When it comes to my school buildings, I can treat them as a sunk cost and hang onto them, or I can try something different. Either way, as long as I commit to the path I’ve chosen, I can make it work. Business decisions don’t have to be emotional, and any path forward is full of possibilities if you can train yourself to see them.
When it comes to The Little Middle School, my best bet is to focus on the students. How do we create the best possible experience for them right now, in the current circumstances? What do they need? When we pay attention to their wins, their challenges, and their ideas, we can evolve toward an outcome that might not be possible to predict today.
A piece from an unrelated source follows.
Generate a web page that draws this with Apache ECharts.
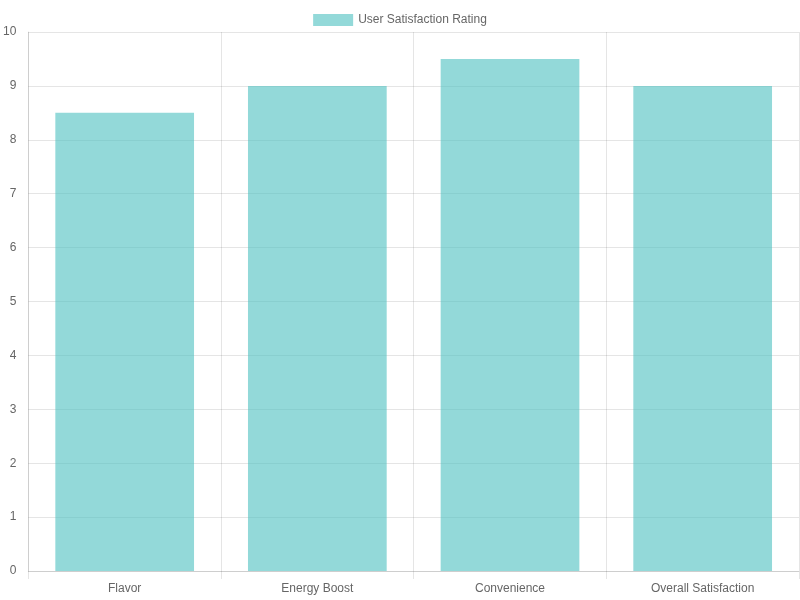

Maybe “remote vs. in-person” isn’t as important as it seems right now. Maybe we will come up with new ways of supporting our students that can apply to any setting.
So I can do what I believe is best for the moment and deal with the consequences later. Am I sometimes bummed out that, over a decade ago, I donated that pair of vintage corduroys with floral embroidery on the pockets? Yes. But my painfully good memory is the problem, not the pants. I gave them away, and life went on. Life is shaped by constant choices, large and small, that we make as we go, affecting our trajectory the way tiny movements of the steering wheel keep us on course as we zip down the highway. We’re going where we’re going, until we decide to go somewhere else; then, we’re still going where we’re going.
So in the end, I’m preparing neither for never nor someday. I’m just managing today as best I can. I’m making the decisions that seem like the best ones given the information I have, despite the fact that the future can never be predicted and I can never know how things would have turned out if I had gone a different way. “Someday” never comes — all we have is a succession of todays. And that’s enough for now.